─── Supplied information

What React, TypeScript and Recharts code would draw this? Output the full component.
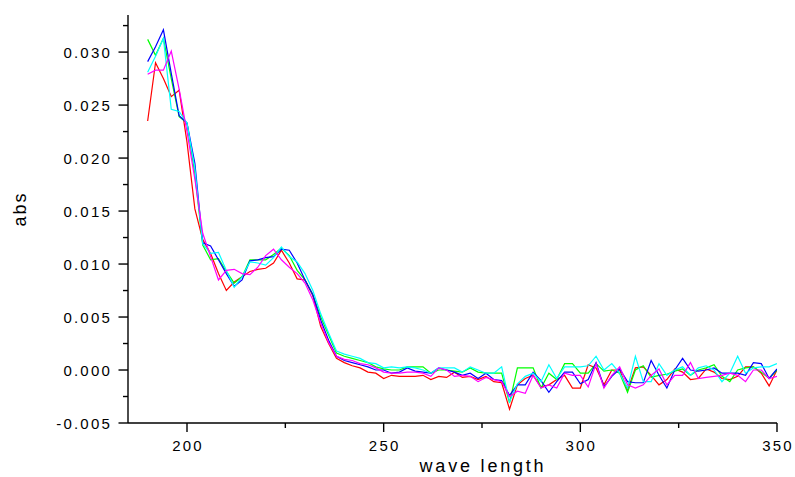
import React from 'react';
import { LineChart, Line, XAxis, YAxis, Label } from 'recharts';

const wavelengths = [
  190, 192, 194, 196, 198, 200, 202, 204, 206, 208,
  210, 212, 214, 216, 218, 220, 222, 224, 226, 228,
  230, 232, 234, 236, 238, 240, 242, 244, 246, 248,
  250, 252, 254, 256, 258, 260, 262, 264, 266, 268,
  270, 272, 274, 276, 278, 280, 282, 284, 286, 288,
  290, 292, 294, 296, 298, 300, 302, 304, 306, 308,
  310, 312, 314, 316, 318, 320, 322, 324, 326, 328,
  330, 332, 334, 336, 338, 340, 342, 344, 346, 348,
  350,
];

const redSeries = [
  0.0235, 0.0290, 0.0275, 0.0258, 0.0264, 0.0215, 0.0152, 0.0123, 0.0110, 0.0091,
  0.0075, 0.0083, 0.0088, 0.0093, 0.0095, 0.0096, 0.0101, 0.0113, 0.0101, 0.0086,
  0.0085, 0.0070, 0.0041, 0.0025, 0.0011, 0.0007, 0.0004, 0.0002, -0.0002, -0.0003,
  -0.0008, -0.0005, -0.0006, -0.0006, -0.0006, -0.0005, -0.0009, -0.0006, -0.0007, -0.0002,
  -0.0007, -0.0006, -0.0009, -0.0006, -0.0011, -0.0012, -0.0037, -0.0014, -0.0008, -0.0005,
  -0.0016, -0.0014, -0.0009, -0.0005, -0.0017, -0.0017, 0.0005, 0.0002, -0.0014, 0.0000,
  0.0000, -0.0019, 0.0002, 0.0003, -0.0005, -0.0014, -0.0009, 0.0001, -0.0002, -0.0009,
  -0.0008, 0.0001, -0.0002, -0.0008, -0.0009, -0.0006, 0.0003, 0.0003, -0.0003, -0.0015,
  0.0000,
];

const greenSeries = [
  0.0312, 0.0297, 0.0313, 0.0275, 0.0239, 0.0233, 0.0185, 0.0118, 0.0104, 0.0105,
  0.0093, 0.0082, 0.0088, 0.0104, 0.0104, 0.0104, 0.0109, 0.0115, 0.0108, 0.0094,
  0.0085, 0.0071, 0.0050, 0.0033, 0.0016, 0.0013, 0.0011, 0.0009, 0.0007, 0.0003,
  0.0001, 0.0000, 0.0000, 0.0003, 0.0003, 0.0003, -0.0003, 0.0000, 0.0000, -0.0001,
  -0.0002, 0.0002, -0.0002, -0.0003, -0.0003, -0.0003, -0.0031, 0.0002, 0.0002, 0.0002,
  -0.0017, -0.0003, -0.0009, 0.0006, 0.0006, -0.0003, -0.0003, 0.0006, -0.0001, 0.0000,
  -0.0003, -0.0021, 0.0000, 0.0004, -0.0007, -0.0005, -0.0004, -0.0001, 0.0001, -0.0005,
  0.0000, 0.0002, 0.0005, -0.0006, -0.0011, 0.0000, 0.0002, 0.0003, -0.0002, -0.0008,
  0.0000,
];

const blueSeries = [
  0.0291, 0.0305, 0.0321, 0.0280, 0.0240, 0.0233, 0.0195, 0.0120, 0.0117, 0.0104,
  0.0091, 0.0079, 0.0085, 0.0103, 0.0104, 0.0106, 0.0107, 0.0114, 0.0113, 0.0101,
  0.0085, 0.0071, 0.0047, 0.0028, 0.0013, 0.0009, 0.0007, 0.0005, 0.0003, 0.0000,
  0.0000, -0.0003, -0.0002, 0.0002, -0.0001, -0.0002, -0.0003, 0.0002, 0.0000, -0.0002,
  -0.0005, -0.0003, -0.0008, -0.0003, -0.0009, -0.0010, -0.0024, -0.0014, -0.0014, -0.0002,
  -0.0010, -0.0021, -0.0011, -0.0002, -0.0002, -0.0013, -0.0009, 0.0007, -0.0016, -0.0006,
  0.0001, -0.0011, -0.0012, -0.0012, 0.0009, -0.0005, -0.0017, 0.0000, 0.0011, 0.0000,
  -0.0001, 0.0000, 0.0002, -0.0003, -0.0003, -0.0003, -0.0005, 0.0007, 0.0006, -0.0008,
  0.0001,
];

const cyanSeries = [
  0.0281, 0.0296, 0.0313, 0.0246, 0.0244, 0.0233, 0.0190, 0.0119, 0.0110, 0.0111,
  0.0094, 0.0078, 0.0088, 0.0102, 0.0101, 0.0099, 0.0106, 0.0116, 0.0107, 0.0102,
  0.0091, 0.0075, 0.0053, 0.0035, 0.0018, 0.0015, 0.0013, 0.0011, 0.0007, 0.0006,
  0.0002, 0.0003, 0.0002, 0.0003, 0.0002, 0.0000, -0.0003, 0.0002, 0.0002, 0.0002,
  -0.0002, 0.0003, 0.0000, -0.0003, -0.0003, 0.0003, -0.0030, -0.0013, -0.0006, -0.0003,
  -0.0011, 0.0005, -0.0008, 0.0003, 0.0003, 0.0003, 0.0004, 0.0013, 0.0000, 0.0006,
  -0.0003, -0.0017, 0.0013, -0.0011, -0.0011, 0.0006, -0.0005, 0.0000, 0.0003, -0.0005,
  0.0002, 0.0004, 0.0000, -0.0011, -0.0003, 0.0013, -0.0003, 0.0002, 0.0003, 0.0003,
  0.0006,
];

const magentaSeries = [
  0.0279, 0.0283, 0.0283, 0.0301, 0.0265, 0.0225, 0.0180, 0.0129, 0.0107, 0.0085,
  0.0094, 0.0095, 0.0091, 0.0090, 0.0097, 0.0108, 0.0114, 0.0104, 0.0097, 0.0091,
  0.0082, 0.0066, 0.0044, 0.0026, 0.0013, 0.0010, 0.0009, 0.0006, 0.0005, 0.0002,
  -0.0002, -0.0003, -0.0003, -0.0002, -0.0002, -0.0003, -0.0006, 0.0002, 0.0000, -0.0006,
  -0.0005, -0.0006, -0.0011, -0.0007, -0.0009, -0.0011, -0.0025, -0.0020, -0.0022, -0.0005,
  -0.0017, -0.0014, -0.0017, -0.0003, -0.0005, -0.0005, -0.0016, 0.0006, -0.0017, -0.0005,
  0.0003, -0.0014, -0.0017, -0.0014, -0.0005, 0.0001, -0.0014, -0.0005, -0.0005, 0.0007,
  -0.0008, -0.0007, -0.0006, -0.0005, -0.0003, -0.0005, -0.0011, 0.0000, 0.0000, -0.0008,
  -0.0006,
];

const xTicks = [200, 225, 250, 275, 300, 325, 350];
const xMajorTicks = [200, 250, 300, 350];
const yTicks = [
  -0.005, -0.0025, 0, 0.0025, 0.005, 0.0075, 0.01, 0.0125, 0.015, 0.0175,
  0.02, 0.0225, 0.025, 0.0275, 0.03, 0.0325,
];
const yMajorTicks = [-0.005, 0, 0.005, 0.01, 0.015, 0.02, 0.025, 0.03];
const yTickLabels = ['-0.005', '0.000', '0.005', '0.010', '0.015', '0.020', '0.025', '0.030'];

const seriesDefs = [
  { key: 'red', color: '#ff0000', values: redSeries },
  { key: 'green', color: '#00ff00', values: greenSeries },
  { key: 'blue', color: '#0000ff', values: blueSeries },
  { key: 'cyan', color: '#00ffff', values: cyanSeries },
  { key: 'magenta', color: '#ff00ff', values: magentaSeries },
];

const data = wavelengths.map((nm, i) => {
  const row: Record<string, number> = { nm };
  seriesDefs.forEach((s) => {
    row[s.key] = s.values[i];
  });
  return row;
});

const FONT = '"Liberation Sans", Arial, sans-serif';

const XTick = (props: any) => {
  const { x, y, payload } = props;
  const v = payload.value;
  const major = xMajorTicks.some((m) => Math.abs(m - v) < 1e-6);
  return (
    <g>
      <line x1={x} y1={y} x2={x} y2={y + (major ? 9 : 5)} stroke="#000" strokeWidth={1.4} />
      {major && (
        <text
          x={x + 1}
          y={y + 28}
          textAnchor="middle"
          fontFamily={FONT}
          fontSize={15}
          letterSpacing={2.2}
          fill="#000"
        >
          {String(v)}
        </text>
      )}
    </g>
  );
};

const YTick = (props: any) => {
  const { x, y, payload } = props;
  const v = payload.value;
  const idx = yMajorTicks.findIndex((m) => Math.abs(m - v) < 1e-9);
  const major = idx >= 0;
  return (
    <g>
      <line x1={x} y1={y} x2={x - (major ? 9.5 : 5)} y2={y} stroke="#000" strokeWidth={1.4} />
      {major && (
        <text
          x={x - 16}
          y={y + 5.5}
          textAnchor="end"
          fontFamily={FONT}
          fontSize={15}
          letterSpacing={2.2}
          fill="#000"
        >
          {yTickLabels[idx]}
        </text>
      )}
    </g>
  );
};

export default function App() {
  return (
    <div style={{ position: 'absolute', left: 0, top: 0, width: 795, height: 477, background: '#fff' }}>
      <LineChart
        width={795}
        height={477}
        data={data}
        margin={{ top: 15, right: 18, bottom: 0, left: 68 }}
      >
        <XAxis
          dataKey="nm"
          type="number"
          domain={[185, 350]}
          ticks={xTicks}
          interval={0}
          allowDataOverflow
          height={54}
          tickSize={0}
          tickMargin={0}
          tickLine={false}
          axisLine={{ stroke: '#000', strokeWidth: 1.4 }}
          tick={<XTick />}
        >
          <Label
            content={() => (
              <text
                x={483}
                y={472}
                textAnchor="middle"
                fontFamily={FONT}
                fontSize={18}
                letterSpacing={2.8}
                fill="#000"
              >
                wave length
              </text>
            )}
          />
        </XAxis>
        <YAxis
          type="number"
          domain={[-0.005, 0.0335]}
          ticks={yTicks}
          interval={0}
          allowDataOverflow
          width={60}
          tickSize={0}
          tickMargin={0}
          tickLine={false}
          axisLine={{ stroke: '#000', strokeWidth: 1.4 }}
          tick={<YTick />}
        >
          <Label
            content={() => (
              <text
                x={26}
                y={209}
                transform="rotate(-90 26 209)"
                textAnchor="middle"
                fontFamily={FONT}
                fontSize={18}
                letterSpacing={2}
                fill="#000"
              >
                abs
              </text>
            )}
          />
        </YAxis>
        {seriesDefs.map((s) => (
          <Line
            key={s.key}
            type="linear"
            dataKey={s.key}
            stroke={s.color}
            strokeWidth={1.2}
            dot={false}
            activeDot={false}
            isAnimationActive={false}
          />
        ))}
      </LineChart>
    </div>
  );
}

──────

What is required —
Go from the first line of the listing to the line holding "XAxis, YAxis, Label" and, please, transcribe those lines exactly, both included, with no pictures.

The result —
What React, TypeScript and Recharts code would draw this? Output the full component.
import React from 'react';
import { LineChart, Line, XAxis, YAxis, Label } from 'recharts';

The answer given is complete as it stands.